With millions of patients and scans to review, it’s essential for imaging departments to be as efficient as possible. And, ultimately, this can be achieved through the power of technology.
1. Invest in new AI technologies
The first imperative for any radiologist is to prioritize the patients most in need of treatment, which often means sifting through piles of charts and data. However, this can become time-consuming; a high volume of patients and scans may delay any necessary treatments. AI technologies are working toward bridging this gap.
Artificial intelligence in the medical imaging market is estimated to rise from $21.48 billion in 2018 to a projected value of $264.85 billion by 2026, according to Data Bridge Market Research’s April 2019 report. Ultimately, AI has the potential to revolutionize the medical imaging industry by sifting through mountains of scans quickly and offering providers and patients life-changing insights into a variety of diseases, injuries, and conditions that may be hard to detect without the supplemental technology.

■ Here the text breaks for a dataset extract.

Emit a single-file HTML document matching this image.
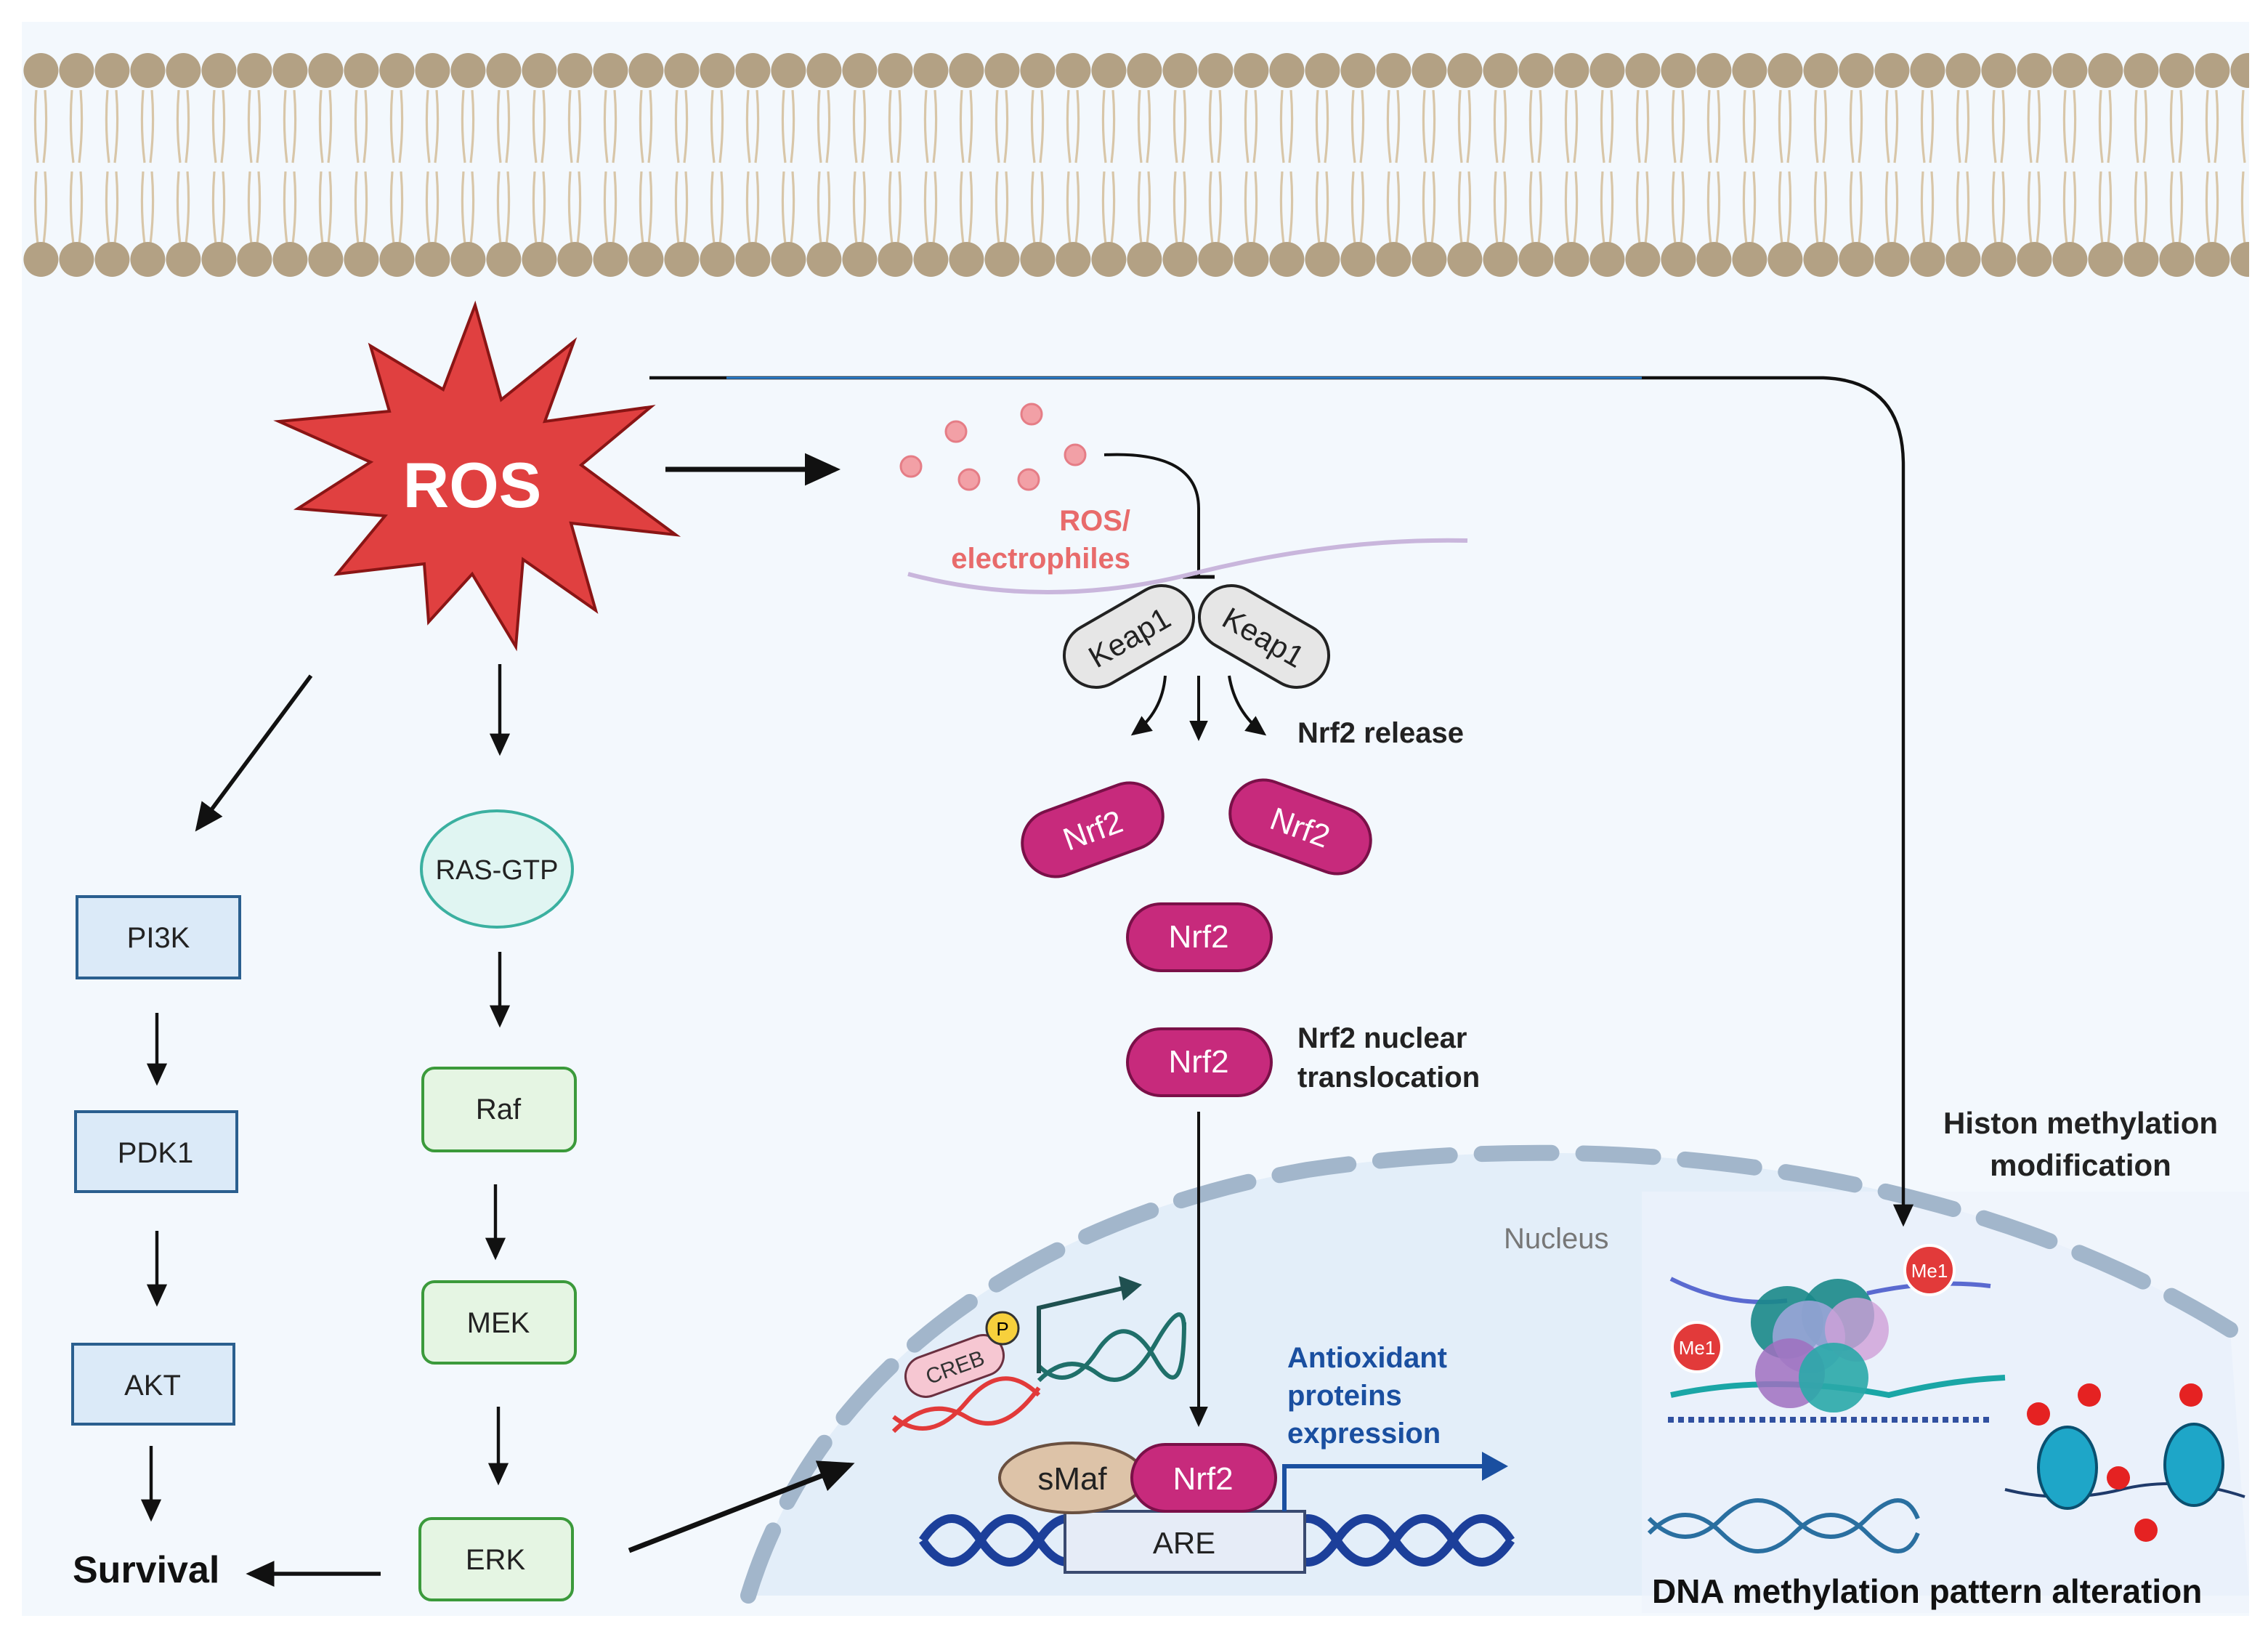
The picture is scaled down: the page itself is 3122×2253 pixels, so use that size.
<!DOCTYPE html>
<html><head><meta charset="utf-8"><style>html,body{margin:0;padding:0;background:#fff}svg{display:block}text{font-family:"Liberation Sans",sans-serif}</style></head><body>
<svg width="3122" height="2253" viewBox="0 0 1561 1126.5" xmlns="http://www.w3.org/2000/svg">
<defs>
<marker id="ah" markerWidth="8" markerHeight="8" refX="6" refY="4" orient="auto" markerUnits="strokeWidth"><path d="M0,0.8 L7,4 L0,7.2 Z" fill="#111"/></marker>
<pattern id="tails" width="24.5" height="60" patternUnits="userSpaceOnUse" x="16" y="62">
<path d="M9,0 Q7,25 10,50 M15,0 Q17,25 14,50" stroke="#d8c6a8" stroke-width="1.6" fill="none"/></pattern>
<pattern id="tails2" width="24.5" height="60" patternUnits="userSpaceOnUse" x="16" y="118">
<path d="M9,0 Q7,25 10,50 M15,0 Q17,25 14,50" stroke="#d8c6a8" stroke-width="1.6" fill="none"/></pattern>
<pattern id="heads" width="24.5" height="30" patternUnits="userSpaceOnUse" x="16" y="36">
<circle cx="12.2" cy="12.5" r="12" fill="#b3a184"/></pattern>
<pattern id="heads2" width="24.5" height="30" patternUnits="userSpaceOnUse" x="16" y="166">
<circle cx="12.2" cy="12.5" r="12" fill="#b3a184"/></pattern>
</defs>
<rect width="1561" height="1126.5" fill="#fff"/>
<rect x="15" y="15" width="1533" height="1097" fill="#f3f8fd"/>
<!-- membrane -->
<rect x="16" y="62" width="1532" height="52" fill="url(#tails)"/>
<rect x="16" y="118" width="1532" height="52" fill="url(#tails2)"/>
<rect x="16" y="36" width="1532" height="25" fill="url(#heads)"/>
<rect x="16" y="166" width="1532" height="25" fill="url(#heads2)"/>
<!-- nucleus -->
<path d="M515,1098 C560,950 700,840 900,805 C1100,775 1350,800 1535,915 L1548,1098 Z" fill="#e3eef9"/>
<rect x="1130" y="820" width="418" height="290" fill="#eef4fb" opacity="0.6"/>
<path d="M515,1098 C560,950 700,840 900,805 C1100,775 1350,800 1535,915" fill="none" stroke="#a2b6cb" stroke-width="11" stroke-dasharray="48 22" stroke-linecap="round"/>
<text x="1035" y="859" font-size="20" fill="#777">Nucleus</text>
<!-- ROS star -->
<polygon points="327,210 345,275 395,235 375,290 448,280 400,320 465,368 393,360 410,420 360,385 355,445 325,395 295,428 292,388 232,395 265,355 205,350 255,318 192,290 268,283 255,238 305,268" fill="#e04040" stroke="#8a1515" stroke-width="2"/>
<text x="325" y="349" font-size="44" font-weight="bold" fill="#fff" text-anchor="middle">ROS</text>
<!-- top connector -->
<path d="M447,260 L1255,260 Q1310,262 1310,320 L1310,842" fill="none" stroke="#111" stroke-width="2.2" marker-end="url(#ah)"/>
<line x1="500" y1="260" x2="1130" y2="260" stroke="#2a7fd0" stroke-width="1.5"/>
<line x1="458" y1="323" x2="575" y2="323" stroke="#111" stroke-width="3.5" marker-end="url(#ah)"/>
<!-- dots -->
<g fill="#f2a0a6" stroke="#e57d86" stroke-width="1.5">
<circle cx="658" cy="297" r="7"/><circle cx="710" cy="285" r="7"/><circle cx="627" cy="321" r="7"/><circle cx="667" cy="330" r="7"/><circle cx="708" cy="330" r="7"/><circle cx="740" cy="313" r="7"/></g>
<path d="M760,313 Q825,310 825,350 L825,397" fill="none" stroke="#111" stroke-width="2"/>
<line x1="814" y1="397" x2="836" y2="397" stroke="#111" stroke-width="2.5"/>
<text x="778" y="365" font-size="20" font-weight="bold" fill="#e86b6b" text-anchor="end">ROS/</text>
<text x="778" y="391" font-size="20" font-weight="bold" fill="#e86b6b" text-anchor="end">electrophiles</text>
<path d="M625,395 Q720,420 820,395 Q920,370 1010,372" fill="none" stroke="#c9b6dc" stroke-width="3"/>
<!-- Keap1 -->
<g transform="translate(777,438) rotate(-30)"><rect x="-48" y="-22" width="96" height="44" rx="22" fill="#e6e6e6" stroke="#222" stroke-width="2"/><text y="8" font-size="21" text-anchor="middle" fill="#222">Keap1</text></g>
<g transform="translate(870,438) rotate(30)"><rect x="-48" y="-22" width="96" height="44" rx="22" fill="#e6e6e6" stroke="#222" stroke-width="2"/><text y="8" font-size="21" text-anchor="middle" fill="#222">Keap1</text></g>
<path d="M802,465 Q800,490 780,505" fill="none" stroke="#111" stroke-width="2" marker-end="url(#ah)"/>
<line x1="825" y1="465" x2="825" y2="508" stroke="#111" stroke-width="2" marker-end="url(#ah)"/>
<path d="M846,465 Q850,490 870,505" fill="none" stroke="#111" stroke-width="2" marker-end="url(#ah)"/>
<text x="893" y="511" font-size="20" font-weight="bold" fill="#222">Nrf2 release</text>
<!-- Nrf2 -->
<g transform="translate(752,571) rotate(-20)"><rect x="-50" y="-23" width="100" height="46" rx="23" fill="#c72a7c" stroke="#7a1048" stroke-width="2"/><text y="8" font-size="22" text-anchor="middle" fill="#fff">Nrf2</text></g>
<g transform="translate(895,569) rotate(20)"><rect x="-50" y="-23" width="100" height="46" rx="23" fill="#c72a7c" stroke="#7a1048" stroke-width="2"/><text y="8" font-size="22" text-anchor="middle" fill="#fff">Nrf2</text></g>
<rect x="776" y="622" width="99" height="46" rx="23" fill="#c72a7c" stroke="#7a1048" stroke-width="2"/><text x="825" y="652" font-size="22" text-anchor="middle" fill="#fff">Nrf2</text>
<rect x="776" y="708" width="99" height="46" rx="23" fill="#c72a7c" stroke="#7a1048" stroke-width="2"/><text x="825" y="738" font-size="22" text-anchor="middle" fill="#fff">Nrf2</text>
<text x="893" y="721" font-size="20" font-weight="bold" fill="#222">Nrf2 nuclear</text>
<text x="893" y="748" font-size="20" font-weight="bold" fill="#222">translocation</text>
<line x1="825" y1="765" x2="825" y2="980" stroke="#111" stroke-width="2" marker-end="url(#ah)"/>
<!-- DNA bottom -->
<path d="M635,1060 Q655,1030 675,1060 T715,1060 T755,1060 M880,1060 Q900,1030 920,1060 T960,1060 T1000,1060 T1040,1060" fill="none" stroke="#1c3f9a" stroke-width="6"/>
<path d="M635,1060 Q655,1090 675,1060 T715,1060 T755,1060 M880,1060 Q900,1090 920,1060 T960,1060 T1000,1060 T1040,1060" fill="none" stroke="#1c3f9a" stroke-width="6"/>
<rect x="733" y="1040" width="165" height="42" fill="#e6ecf7" stroke="#3a4a70" stroke-width="2"/>
<text x="815" y="1069" font-size="21" text-anchor="middle" fill="#222">ARE</text>
<ellipse cx="738" cy="1017" rx="50" ry="24" fill="#ddc3a8" stroke="#6a5040" stroke-width="2"/><text x="738" y="1025" font-size="22" text-anchor="middle" fill="#222">sMaf</text>
<rect x="779" y="994" width="99" height="46" rx="23" fill="#c72a7c" stroke="#7a1048" stroke-width="2"/><text x="828" y="1025" font-size="22" text-anchor="middle" fill="#fff">Nrf2</text>
<path d="M884,1040 L884,1009 L1025,1009" fill="none" stroke="#1a4fa0" stroke-width="3"/>
<path d="M1020,999 L1038,1009 L1020,1019 Z" fill="#1a4fa0"/>
<text x="886" y="941" font-size="20" font-weight="bold" fill="#1a4fa0">Antioxidant</text>
<text x="886" y="967" font-size="20" font-weight="bold" fill="#1a4fa0">proteins</text>
<text x="886" y="993" font-size="20" font-weight="bold" fill="#1a4fa0">expression</text>
<!-- CREB -->
<path d="M615,985 Q640,960 665,975 T715,955 M615,975 Q640,995 665,965 T715,960" fill="none" stroke="#e23a3a" stroke-width="3"/>
<path d="M715,950 Q735,930 755,945 T795,925 T815,915 M715,940 Q735,960 755,930 T795,935 T815,910" fill="none" stroke="#1f6f6a" stroke-width="3"/>
<g transform="translate(657,940) rotate(-20)"><rect x="-35" y="-14" width="70" height="28" rx="14" fill="#f6c7d2" stroke="#6a3040" stroke-width="1.5"/><text y="6" font-size="15" text-anchor="middle" fill="#333">CREB</text></g>
<circle cx="690" cy="914" r="11" fill="#f7d03c" stroke="#333" stroke-width="1.5"/><text x="690" y="919" font-size="13" text-anchor="middle">P</text>
<path d="M715,945 L715,900 L775,886" fill="none" stroke="#1f5050" stroke-width="3"/>
<path d="M770,878 L786,884 L773,895 Z" fill="#1f5050"/>
<!-- right histone -->
<text x="1432" y="780" font-size="21" font-weight="bold" fill="#222" text-anchor="middle">Histon methylation</text>
<text x="1432" y="809" font-size="21" font-weight="bold" fill="#222" text-anchor="middle">modification</text>
<path d="M1150,880 Q1190,900 1230,895 M1285,890 Q1330,880 1370,885" fill="none" stroke="#5a6ad0" stroke-width="3"/>
<path d="M1150,960 Q1220,945 1300,960 Q1340,950 1380,948" fill="none" stroke="#1aa6a6" stroke-width="4"/>
<path d="M1148,977 L1372,977" stroke="#3050a0" stroke-width="4" stroke-dasharray="4 3"/>
<circle cx="1230" cy="910" r="25" fill="#1a8888" opacity="0.9"/><circle cx="1265" cy="905" r="25" fill="#1a8888" opacity="0.9"/>
<circle cx="1245" cy="920" r="25" fill="#a8a8e0" opacity="0.8"/><circle cx="1278" cy="915" r="22" fill="#d0a0d8" opacity="0.8"/>
<circle cx="1232" cy="945" r="24" fill="#a070c0" opacity="0.85"/><circle cx="1262" cy="948" r="24" fill="#2aa8a8" opacity="0.9"/>
<circle cx="1168" cy="927" r="17" fill="#e23a3a" stroke="#fff" stroke-width="2"/><text x="1168" y="932" font-size="13" fill="#fff" text-anchor="middle">Me1</text>
<circle cx="1328" cy="874" r="17" fill="#e23a3a" stroke="#fff" stroke-width="2"/><text x="1328" y="879" font-size="13" fill="#fff" text-anchor="middle">Me1</text>
<path d="M1380,1025 Q1420,1035 1460,1025 Q1500,1015 1545,1030" fill="none" stroke="#1f3a6a" stroke-width="2"/>
<ellipse cx="1423" cy="1010" rx="20" ry="28" fill="#1ea6c8" stroke="#0a5070" stroke-width="2"/>
<ellipse cx="1510" cy="1008" rx="20" ry="28" fill="#1ea6c8" stroke="#0a5070" stroke-width="2"/>
<g fill="#e52222"><circle cx="1403" cy="973" r="8"/><circle cx="1438" cy="960" r="8"/><circle cx="1458" cy="1017" r="8"/><circle cx="1477" cy="1053" r="8"/><circle cx="1508" cy="960" r="8"/></g>
<path d="M1135,1045 Q1160,1070 1185,1045 T1235,1045 T1285,1045 T1320,1045 M1135,1055 Q1160,1030 1185,1055 T1235,1055 T1285,1055 T1320,1055" fill="none" stroke="#2a6fa0" stroke-width="3"/>
<text x="1137" y="1103" font-size="23" font-weight="bold" fill="#111">DNA methylation pattern alteration</text>
<!-- left pathways -->
<g stroke="#111" stroke-width="2.2" marker-end="url(#ah)">
<line x1="214" y1="465" x2="136" y2="570" stroke-width="2.8"/>
<line x1="344" y1="457" x2="344" y2="518"/>
<line x1="108" y1="697" x2="108" y2="745"/>
<line x1="108" y1="847" x2="108" y2="897"/>
<line x1="104" y1="995" x2="104" y2="1045"/>
<line x1="344" y1="655" x2="344" y2="705"/>
<line x1="341" y1="815" x2="341" y2="865"/>
<line x1="343" y1="968" x2="343" y2="1020"/>
<line x1="262" y1="1083" x2="172" y2="1083" stroke-width="2.8"/>
<line x1="433" y1="1067" x2="585" y2="1008" stroke-width="3.5"/>
</g>
<g fill="#dbeaf8" stroke="#2a5f8f" stroke-width="2">
<rect x="53" y="617" width="112" height="56"/><rect x="52" y="765" width="111" height="55"/><rect x="50" y="925" width="111" height="55"/></g>
<g font-size="20" text-anchor="middle" fill="#222">
<text x="109" y="652">PI3K</text><text x="107" y="800">PDK1</text><text x="105" y="960">AKT</text></g>
<ellipse cx="342" cy="598" rx="52" ry="40" fill="#e0f5f2" stroke="#3bb0a0" stroke-width="2"/>
<text x="342" y="605" font-size="19" text-anchor="middle" fill="#222">RAS-GTP</text>
<g fill="#e5f5e3" stroke="#3b9a3b" stroke-width="2">
<rect x="291" y="735" width="105" height="57" rx="8"/><rect x="291" y="882" width="105" height="56" rx="8"/><rect x="289" y="1045" width="105" height="56" rx="8"/></g>
<g font-size="20" text-anchor="middle" fill="#222">
<text x="343" y="770">Raf</text><text x="343" y="917">MEK</text><text x="341" y="1080">ERK</text></g>
<text x="50" y="1089" font-size="26" font-weight="bold" fill="#111">Survival</text>
</svg>
</body></html>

So what are some imaging-related AI technologies to keep your eye on? First and foremost, Google’s DeepMind AI technology can read 3D retinal OCT scans and diagnose ophthalmic conditions with 99 percent accuracy, alerting the technician to which patients require the most urgent care. ICAD’s “ProFound AI” solution is revolutionizing digital breast tomosynthesis (DBT) by allowing radiologists to view each breast tissue layer independently, which helps detect cancer earlier (by 8 percent) and reduces radiologists’ time spent reading each breast scan by more than 50 percent on average.